A Cambria County judge heard more than three hours of testimony Monday regarding an embattled bar in Johnstown’s Oakhurst neighborhood and told both sides to stay tuned.
Cambria County President Judge Timothy Creany said his decision on the future of the bar will be made over the next few days and will be available Thursday.
Meanwhile, the doors of Edder’s Den, 534 Sheridan St., will remain padlocked with the only key in the hands of Cambria County Sheriff Bob Kolar.
Creany did agree to allow Edder’s Den owner Edward Gawel, under escort of sheriff’s deputies, to go into the building to take care of the furnace.
On Thursday, Creany ordered the sheriff to padlock the doors on the bar until he could take testimony from both sides.
The padlocking, done late Thursday, followed a civil lawsuit filed by Cambria County District Attorney Kelly Callihan asking the court to step in because of increasing violence around the bar or incidents that start at the establishment and are resumed elsewhere.
Most notorious was the October 2011 shooting death of
J-Quan Lewis, a New York native who was shot execution style the day following a fight at Edder’s Den.
Testimony Monday from police officers and residents of Oakhurst Homes portrayed the bar as an ongoing source of fighting and violence, leaving many fearful.
Gawel, 69, of Lower Yoder Township, has owned the bar since 1983 and only in recent years has had problems with patrons who become violent.
A number of Johns-
town police officers testified about repeated calls to break up fights in the bar parking lot, portraying the establishment as one that takes up a disproportionate amount of the time the department has for the whole city.

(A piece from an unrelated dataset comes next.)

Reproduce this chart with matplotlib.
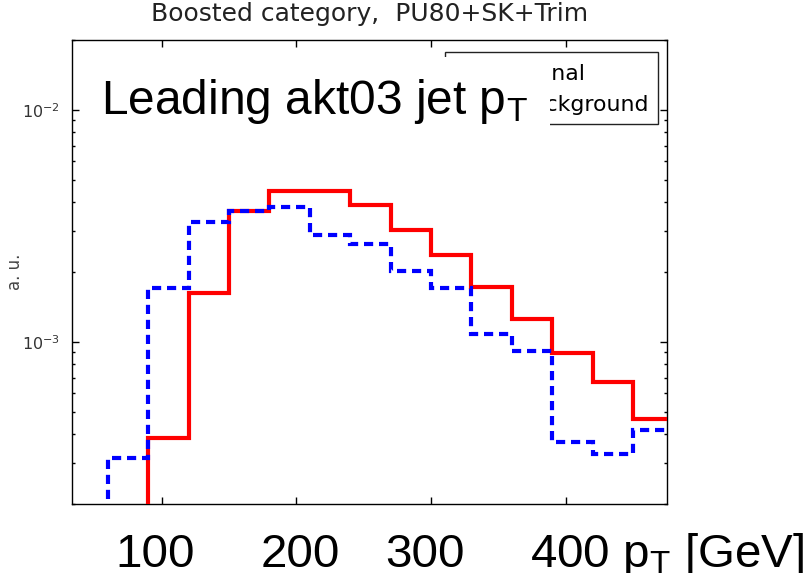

Also taking the stand were a number of residents who told Creany they are fearful because of the ongoing fighting and occasional times shots are fired outside the bar, which sits at the end of the Oakhurst Homes.
The testimony was offered to support concerns outlined by Callihan in the lawsuit that the operation of the bar creates an unsafe public condition by causing residents living around it to fear for their public safety.
Fear, as a result of the violence, is such that many residents interviewed as part of a recent investigation declined to give their names out of fear of retaliation, Callihan said in court documents
The Rev. Lloyd King testified that things have gotten out of control and that ongoing contention between patrons of Edder’s Den is disruptive for him and his family.
“It’s the noise, the beer bottles, the endless fights outside, the shootings in the parking lot and trash everywhere,” King testified. “I can sit on my porch and hear fights. There are beer bottles in my hedges.”
In responding to questions from Cambria County Deputy District Attorney Scott Lilly, King said his home is 200 to 300 feet diagonally across the street from the bar.
King, who said he has been in the bar once – to retrieve a man who was to be working his house – said in cross examination by attorney David Weaver, representing Gawel, that the disturbing noise is from outside Edder’s Den.
Also, he conceded, noises and music can be heard from vehicles on Sheridan Street.
In the lawsuit, Callihan lists 68 times the Johnstown Police Department has been called to the bar between June 30, 2010, and Dec. 31, 2012, including 20 times for assaults and fights and three times for shots fired.
Callihan’s position, which was repeated Monday by Lilly, is that the bar is operated in a manner that creates an unsafe public condition by unnecessarily draining manpower and resources from the police department.
One woman who lives across from the bar testified she has called police 18 times in recent years, mostly to report fighting and loud noise.
Johnstown police Detective Lawrence Wagner outlined the circumstances of the Lewis murder and what is viewed as a direct link to Edder’s Den.
In cross-examination of Wagner, Weaver said the men were chased out of the bar and the shooting occurred the next day in a different location.
“It had nothing to do with Edder’s Den, correct?” Weaver questioned.
“No,” said Wagner. “It started in the bar.”
City police Sgt. Gerald Stofko testified to the numerous times he has been called to the bar to break up fights in the parking lot, including one involving 10 to 15 people – and no one willing to give a statement.
In response to questioning by Weaver regarding other bars in the Oakhurst area, Stofko said there is one about a quarter of a mile from Edder’s Den.
“I assumed they came from Edder’s Den. That’s where the people are,” Stofko said.
Gawel testified that he has an outside light shining on the parking lot, an inside camera monitoring and he walks outside as often as hourly to make sure patrons are not getting out of control.
He also limits liquor sales to intoxicated patrons, does not allow open containers to leave the building and enforces a patron ban list, kicking out those who caused problems in the past of the past.
Gawel told the court that he has noticed a decline in the neighborhood and the clientele at his bar over the past six or seven years.
Edder’s Den has been frequently visited by officers of the Pennsylvania Liquor Control Board, testified enforcement officer William Bell.
“This is the fourth investigation I’ve been involved in at this bar,” Bell said.